■ **EXERCISE REQUIREMENTS**: Output the data that follows exactly, line for line.

■ **SUPPLIED MATERIAL**:
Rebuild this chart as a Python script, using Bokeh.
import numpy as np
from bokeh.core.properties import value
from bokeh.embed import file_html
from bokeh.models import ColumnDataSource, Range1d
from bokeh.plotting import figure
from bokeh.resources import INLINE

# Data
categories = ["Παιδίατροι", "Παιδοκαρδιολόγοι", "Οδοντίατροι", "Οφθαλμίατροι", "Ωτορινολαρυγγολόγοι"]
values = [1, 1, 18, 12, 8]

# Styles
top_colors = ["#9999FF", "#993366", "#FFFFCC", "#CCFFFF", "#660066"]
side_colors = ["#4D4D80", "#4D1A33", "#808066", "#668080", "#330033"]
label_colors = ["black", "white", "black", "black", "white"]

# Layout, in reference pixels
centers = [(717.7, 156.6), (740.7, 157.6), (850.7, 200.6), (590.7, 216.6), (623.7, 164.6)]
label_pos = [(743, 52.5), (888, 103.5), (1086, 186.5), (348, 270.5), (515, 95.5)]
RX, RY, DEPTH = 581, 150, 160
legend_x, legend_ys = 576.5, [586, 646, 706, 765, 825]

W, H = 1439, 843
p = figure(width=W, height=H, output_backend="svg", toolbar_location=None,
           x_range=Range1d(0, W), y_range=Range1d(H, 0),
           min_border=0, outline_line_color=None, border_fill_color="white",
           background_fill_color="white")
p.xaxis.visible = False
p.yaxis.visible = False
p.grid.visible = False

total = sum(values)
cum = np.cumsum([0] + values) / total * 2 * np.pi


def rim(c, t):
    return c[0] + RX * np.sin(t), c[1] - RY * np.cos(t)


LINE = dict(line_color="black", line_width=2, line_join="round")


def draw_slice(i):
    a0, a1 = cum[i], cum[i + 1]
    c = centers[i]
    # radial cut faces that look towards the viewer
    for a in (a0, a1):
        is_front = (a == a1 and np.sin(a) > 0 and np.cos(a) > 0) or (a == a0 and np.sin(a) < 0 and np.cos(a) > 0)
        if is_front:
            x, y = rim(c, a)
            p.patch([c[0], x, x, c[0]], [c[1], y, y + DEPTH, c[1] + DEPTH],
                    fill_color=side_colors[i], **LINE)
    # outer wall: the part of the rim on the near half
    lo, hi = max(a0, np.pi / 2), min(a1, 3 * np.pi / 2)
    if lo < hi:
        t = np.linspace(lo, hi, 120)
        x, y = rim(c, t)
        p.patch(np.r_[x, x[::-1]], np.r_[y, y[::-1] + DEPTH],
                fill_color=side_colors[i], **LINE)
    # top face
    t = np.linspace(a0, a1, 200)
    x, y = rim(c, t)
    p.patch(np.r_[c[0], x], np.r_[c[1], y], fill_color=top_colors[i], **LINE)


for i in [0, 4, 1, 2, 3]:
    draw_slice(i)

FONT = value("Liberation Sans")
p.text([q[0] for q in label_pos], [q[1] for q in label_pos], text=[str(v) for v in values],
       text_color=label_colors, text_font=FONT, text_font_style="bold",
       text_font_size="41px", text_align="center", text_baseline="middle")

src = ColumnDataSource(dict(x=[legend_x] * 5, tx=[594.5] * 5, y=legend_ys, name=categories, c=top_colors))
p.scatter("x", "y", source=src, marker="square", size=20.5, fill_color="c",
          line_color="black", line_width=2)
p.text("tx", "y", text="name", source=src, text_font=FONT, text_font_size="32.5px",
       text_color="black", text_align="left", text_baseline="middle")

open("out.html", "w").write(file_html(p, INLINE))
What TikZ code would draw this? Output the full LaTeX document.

■ **TASK SOLUTION**:
Rebuild this chart as a Python script, using Bokeh.
import numpy as np
from bokeh.core.properties import value
from bokeh.embed import file_html
from bokeh.models import ColumnDataSource, Range1d
from bokeh.plotting import figure
from bokeh.resources import INLINE

# Data
categories = ["Παιδίατροι", "Παιδοκαρδιολόγοι", "Οδοντίατροι", "Οφθαλμίατροι", "Ωτορινολαρυγγολόγοι"]
values = [1, 1, 18, 12, 8]

# Styles
top_colors = ["#9999FF", "#993366", "#FFFFCC", "#CCFFFF", "#660066"]
side_colors = ["#4D4D80", "#4D1A33", "#808066", "#668080", "#330033"]
label_colors = ["black", "white", "black", "black", "white"]

# Layout, in reference pixels
centers = [(717.7, 156.6), (740.7, 157.6), (850.7, 200.6), (590.7, 216.6), (623.7, 164.6)]
label_pos = [(743, 52.5), (888, 103.5), (1086, 186.5), (348, 270.5), (515, 95.5)]
RX, RY, DEPTH = 581, 150, 160
legend_x, legend_ys = 576.5, [586, 646, 706, 765, 825]

W, H = 1439, 843
p = figure(width=W, height=H, output_backend="svg", toolbar_location=None,
           x_range=Range1d(0, W), y_range=Range1d(H, 0),
           min_border=0, outline_line_color=None, border_fill_color="white",
           background_fill_color="white")
p.xaxis.visible = False
p.yaxis.visible = False
p.grid.visible = False

total = sum(values)
cum = np.cumsum([0] + values) / total * 2 * np.pi


def rim(c, t):
    return c[0] + RX * np.sin(t), c[1] - RY * np.cos(t)


LINE = dict(line_color="black", line_width=2, line_join="round")


def draw_slice(i):
    a0, a1 = cum[i], cum[i + 1]
    c = centers[i]
    # radial cut faces that look towards the viewer
    for a in (a0, a1):
        is_front = (a == a1 and np.sin(a) > 0 and np.cos(a) > 0) or (a == a0 and np.sin(a) < 0 and np.cos(a) > 0)
        if is_front:
            x, y = rim(c, a)
            p.patch([c[0], x, x, c[0]], [c[1], y, y + DEPTH, c[1] + DEPTH],
                    fill_color=side_colors[i], **LINE)
    # outer wall: the part of the rim on the near half
    lo, hi = max(a0, np.pi / 2), min(a1, 3 * np.pi / 2)
    if lo < hi:
        t = np.linspace(lo, hi, 120)
        x, y = rim(c, t)
        p.patch(np.r_[x, x[::-1]], np.r_[y, y[::-1] + DEPTH],
                fill_color=side_colors[i], **LINE)
    # top face
    t = np.linspace(a0, a1, 200)
    x, y = rim(c, t)
    p.patch(np.r_[c[0], x], np.r_[c[1], y], fill_color=top_colors[i], **LINE)


for i in [0, 4, 1, 2, 3]:
    draw_slice(i)

FONT = value("Liberation Sans")
p.text([q[0] for q in label_pos], [q[1] for q in label_pos], text=[str(v) for v in values],
       text_color=label_colors, text_font=FONT, text_font_style="bold",
       text_font_size="41px", text_align="center", text_baseline="middle")

src = ColumnDataSource(dict(x=[legend_x] * 5, tx=[594.5] * 5, y=legend_ys, name=categories, c=top_colors))
p.scatter("x", "y", source=src, marker="square", size=20.5, fill_color="c",
          line_color="black", line_width=2)
p.text("tx", "y", text="name", source=src, text_font=FONT, text_font_size="32.5px",
       text_color="black", text_align="left", text_baseline="middle")

open("out.html", "w").write(file_html(p, INLINE))
What TikZ code would draw this? Output the full LaTeX document.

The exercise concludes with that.